> _Supplied data_

+++++

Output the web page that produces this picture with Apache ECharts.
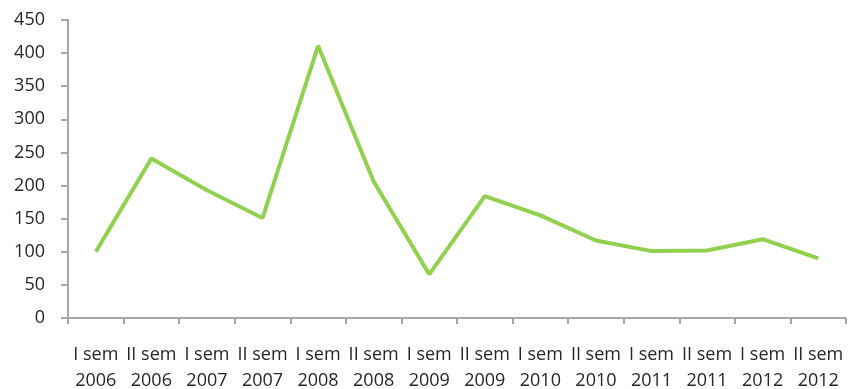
<!DOCTYPE html>
<html>
<head>
<meta charset="utf-8">
<script src="https://cdn.jsdelivr.net/npm/echarts@6/dist/echarts.min.js"></script>
<style>
  html, body { margin: 0; padding: 0; background: #fff; }
  #chart { width: 848px; height: 389px; }
</style>
</head>
<body>
<div id="chart"></div>
<script>
// semesters and values
const semesters = ['I sem', 'II sem', 'I sem', 'II sem', 'I sem', 'II sem', 'I sem', 'II sem', 'I sem', 'II sem', 'I sem', 'II sem', 'I sem', 'II sem'];
const years = ['2006', '2006', '2007', '2007', '2008', '2008', '2009', '2009', '2010', '2010', '2011', '2011', '2012', '2012'];
const values = [100, 241, 193, 151, 411, 206, 66, 184, 155, 117, 101, 102, 119, 90];

const categories = semesters.map((s, i) => s + '\n' + years[i]);

let chart = echarts.init(document.getElementById('chart'));
let option = {
  animation: false,
  grid: {
    left: 68,
    right: 2,
    top: 20,
    bottom: 71,
    outerBoundsMode: 'none'
  },
  xAxis: {
    type: 'category',
    boundaryGap: true,
    data: categories,
    axisLine: { lineStyle: { color: '#a6a6a6', width: 2 } },
    axisTick: { show: true, length: 6, lineStyle: { color: '#a6a6a6', width: 2 } },
    axisLabel: {
      interval: 0,
      margin: 24,
      color: '#262626',
      fontSize: 18,
      lineHeight: 26,
      fontFamily: 'Open Sans'
    }
  },
  yAxis: {
    type: 'value',
    min: 0,
    max: 450,
    interval: 50,
    splitLine: { show: false },
    axisLine: { show: true, lineStyle: { color: '#a6a6a6', width: 2 } },
    axisTick: { show: true, length: 7, lineStyle: { color: '#a6a6a6', width: 2 } },
    axisLabel: {
      margin: 23,
      color: '#262626',
      fontSize: 18,
      fontFamily: 'Open Sans'
    }
  },
  series: [
    {
      type: 'line',
      data: values,
      symbol: 'none',
      lineStyle: { color: '#92d050', width: 4 }
    }
  ]
};
chart.setOption(option);
</script>
</body>
</html>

+++++

> _Given exercise_
Write the listing out a second time exactly, dropping all images.

> _Task result_
Output the web page that produces this picture with Apache ECharts.
<!DOCTYPE html>
<html>
<head>
<meta charset="utf-8">
<script src="https://cdn.jsdelivr.net/npm/echarts@6/dist/echarts.min.js"></script>
<style>
  html, body { margin: 0; padding: 0; background: #fff; }
  #chart { width: 848px; height: 389px; }
</style>
</head>
<body>
<div id="chart"></div>
<script>
// semesters and values
const semesters = ['I sem', 'II sem', 'I sem', 'II sem', 'I sem', 'II sem', 'I sem', 'II sem', 'I sem', 'II sem', 'I sem', 'II sem', 'I sem', 'II sem'];
const years = ['2006', '2006', '2007', '2007', '2008', '2008', '2009', '2009', '2010', '2010', '2011', '2011', '2012', '2012'];
const values = [100, 241, 193, 151, 411, 206, 66, 184, 155, 117, 101, 102, 119, 90];

const categories = semesters.map((s, i) => s + '\n' + years[i]);

let chart = echarts.init(document.getElementById('chart'));
let option = {
  animation: false,
  grid: {
    left: 68,
    right: 2,
    top: 20,
    bottom: 71,
    outerBoundsMode: 'none'
  },
  xAxis: {
    type: 'category',
    boundaryGap: true,
    data: categories,
    axisLine: { lineStyle: { color: '#a6a6a6', width: 2 } },
    axisTick: { show: true, length: 6, lineStyle: { color: '#a6a6a6', width: 2 } },
    axisLabel: {
      interval: 0,
      margin: 24,
      color: '#262626',
      fontSize: 18,
      lineHeight: 26,
      fontFamily: 'Open Sans'
    }
  },
  yAxis: {
    type: 'value',
    min: 0,
    max: 450,
    interval: 50,
    splitLine: { show: false },
    axisLine: { show: true, lineStyle: { color: '#a6a6a6', width: 2 } },
    axisTick: { show: true, length: 7, lineStyle: { color: '#a6a6a6', width: 2 } },
    axisLabel: {
      margin: 23,
      color: '#262626',
      fontSize: 18,
      fontFamily: 'Open Sans'
    }
  },
  series: [
    {
      type: 'line',
      data: values,
      symbol: 'none',
      lineStyle: { color: '#92d050', width: 4 }
    }
  ]
};
chart.setOption(option);
</script>
</body>
</html>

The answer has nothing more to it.